■ Short exercise
Print all of the lines exactly. Any picture among them stays out.

■ Material provided

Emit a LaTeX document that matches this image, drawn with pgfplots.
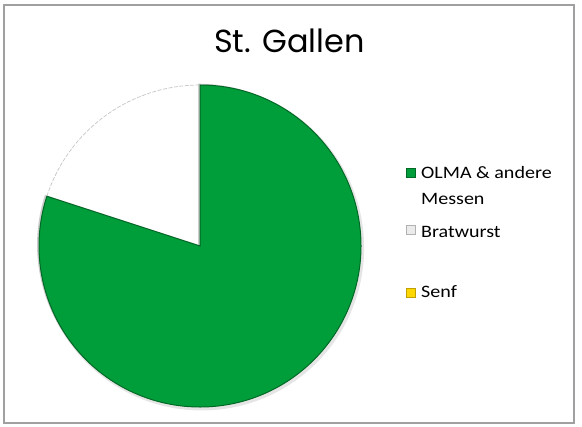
\documentclass[border=0pt]{standalone}
\usepackage{pgfplots}
\pgfplotsset{compat=1.18}
\usepackage{pgfplotstable}
\usepackage{fontspec}
\setmainfont{Carlito}
\newfontfamily\legfont{Carlito}[FakeStretch=1.15]
\newfontfamily\titlefont{Poppins}

\definecolor{olma}{RGB}{0,158,58}
\definecolor{olmadark}{RGB}{0,105,38}
\definecolor{senf}{RGB}{255,215,0}
\definecolor{senfdark}{RGB}{190,160,0}
\definecolor{frame}{RGB}{160,160,160}

% share of each part (percent)
\pgfplotstableread{
part value
OLMA 80
Bratwurst 20
Senf 0
}\piedata
\pgfplotstablegetelem{0}{value}\of\piedata \edef\vA{\pgfplotsretval}
\pgfplotstablegetelem{1}{value}\of\piedata \edef\vB{\pgfplotsretval}
\pgfplotstablegetelem{2}{value}\of\piedata \edef\vC{\pgfplotsretval}
% slices start at 12 o'clock and run clockwise
\pgfmathsetmacro\aA{90-3.6*\vA}
\pgfmathsetmacro\aB{\aA-3.6*\vB}
\def\R{161bp}

\begin{document}
\begin{tikzpicture}[x=1bp,y=1bp]
\path[use as bounding box] (0,0) rectangle (582,426);
\draw[frame, line width=1.5bp] (4,3) rectangle (574,421);

\begin{axis}[
    at={(200bp,180bp)}, anchor=center,
    x=\R, y=\R,
    xmin=-1, xmax=1, ymin=-1, ymax=1,
    hide axis, clip=false,
]
% soft shadow under the pie
\fill[black!10] (axis cs:0.01,-0.012) circle[radius=162.5bp];
% Bratwurst
\fill[white] (axis cs:0,0) -- (axis cs:{cos(\aA)},{sin(\aA)})
    arc[start angle=\aA, end angle=\aB, radius=\R] -- cycle;
\draw[black!22, line width=0.7bp, dash pattern=on 4bp off 1.5bp]
    (axis cs:{cos(\aA)},{sin(\aA)}) arc[start angle=\aA, end angle=\aB, radius=\R];
% OLMA & andere Messen
\fill[black!20] (axis cs:-0.012,0.008) -- (axis cs:-0.012,1.008)
    arc[start angle=90, end angle=\aA, radius=\R] -- cycle;
\fill[olma, draw=olmadark, line width=1bp] (axis cs:0,0) -- (axis cs:0,1)
    arc[start angle=90, end angle=\aA, radius=\R] -- cycle;
\end{axis}

% title
\node[anchor=base, inner sep=0pt] at (289.5,374)
    {\titlefont\fontsize{32}{36}\selectfont St. Gallen};

% legend
\begin{scope}[every node/.style={anchor=base west, inner sep=0pt,
    font=\legfont\fontsize{17.5}{21}\selectfont}]
\fill[olma, draw=olmadark, line width=0.6bp] (406,249) rectangle (415,258);
\node at (421,248) {OLMA \& andere};
\node at (421,222) {Messen};
\fill[black!8, draw=black!30, line width=0.6bp] (406,192) rectangle (415,201);
\node at (421,189) {Bratwurst};
\fill[senf, draw=senfdark, line width=0.6bp] (406,129) rectangle (415,138);
\node at (421,129) {Senf};
\end{scope}
\end{tikzpicture}
\end{document}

■ Full solution
Emit a LaTeX document that matches this image, drawn with pgfplots.
\documentclass[border=0pt]{standalone}
\usepackage{pgfplots}
\pgfplotsset{compat=1.18}
\usepackage{pgfplotstable}
\usepackage{fontspec}
\setmainfont{Carlito}
\newfontfamily\legfont{Carlito}[FakeStretch=1.15]
\newfontfamily\titlefont{Poppins}

\definecolor{olma}{RGB}{0,158,58}
\definecolor{olmadark}{RGB}{0,105,38}
\definecolor{senf}{RGB}{255,215,0}
\definecolor{senfdark}{RGB}{190,160,0}
\definecolor{frame}{RGB}{160,160,160}

% share of each part (percent)
\pgfplotstableread{
part value
OLMA 80
Bratwurst 20
Senf 0
}\piedata
\pgfplotstablegetelem{0}{value}\of\piedata \edef\vA{\pgfplotsretval}
\pgfplotstablegetelem{1}{value}\of\piedata \edef\vB{\pgfplotsretval}
\pgfplotstablegetelem{2}{value}\of\piedata \edef\vC{\pgfplotsretval}
% slices start at 12 o'clock and run clockwise
\pgfmathsetmacro\aA{90-3.6*\vA}
\pgfmathsetmacro\aB{\aA-3.6*\vB}
\def\R{161bp}

\begin{document}
\begin{tikzpicture}[x=1bp,y=1bp]
\path[use as bounding box] (0,0) rectangle (582,426);
\draw[frame, line width=1.5bp] (4,3) rectangle (574,421);

\begin{axis}[
    at={(200bp,180bp)}, anchor=center,
    x=\R, y=\R,
    xmin=-1, xmax=1, ymin=-1, ymax=1,
    hide axis, clip=false,
]
% soft shadow under the pie
\fill[black!10] (axis cs:0.01,-0.012) circle[radius=162.5bp];
% Bratwurst
\fill[white] (axis cs:0,0) -- (axis cs:{cos(\aA)},{sin(\aA)})
    arc[start angle=\aA, end angle=\aB, radius=\R] -- cycle;
\draw[black!22, line width=0.7bp, dash pattern=on 4bp off 1.5bp]
    (axis cs:{cos(\aA)},{sin(\aA)}) arc[start angle=\aA, end angle=\aB, radius=\R];
% OLMA & andere Messen
\fill[black!20] (axis cs:-0.012,0.008) -- (axis cs:-0.012,1.008)
    arc[start angle=90, end angle=\aA, radius=\R] -- cycle;
\fill[olma, draw=olmadark, line width=1bp] (axis cs:0,0) -- (axis cs:0,1)
    arc[start angle=90, end angle=\aA, radius=\R] -- cycle;
\end{axis}

% title
\node[anchor=base, inner sep=0pt] at (289.5,374)
    {\titlefont\fontsize{32}{36}\selectfont St. Gallen};

% legend
\begin{scope}[every node/.style={anchor=base west, inner sep=0pt,
    font=\legfont\fontsize{17.5}{21}\selectfont}]
\fill[olma, draw=olmadark, line width=0.6bp] (406,249) rectangle (415,258);
\node at (421,248) {OLMA \& andere};
\node at (421,222) {Messen};
\fill[black!8, draw=black!30, line width=0.6bp] (406,192) rectangle (415,201);
\node at (421,189) {Bratwurst};
\fill[senf, draw=senfdark, line width=0.6bp] (406,129) rectangle (415,138);
\node at (421,129) {Senf};
\end{scope}
\end{tikzpicture}
\end{document}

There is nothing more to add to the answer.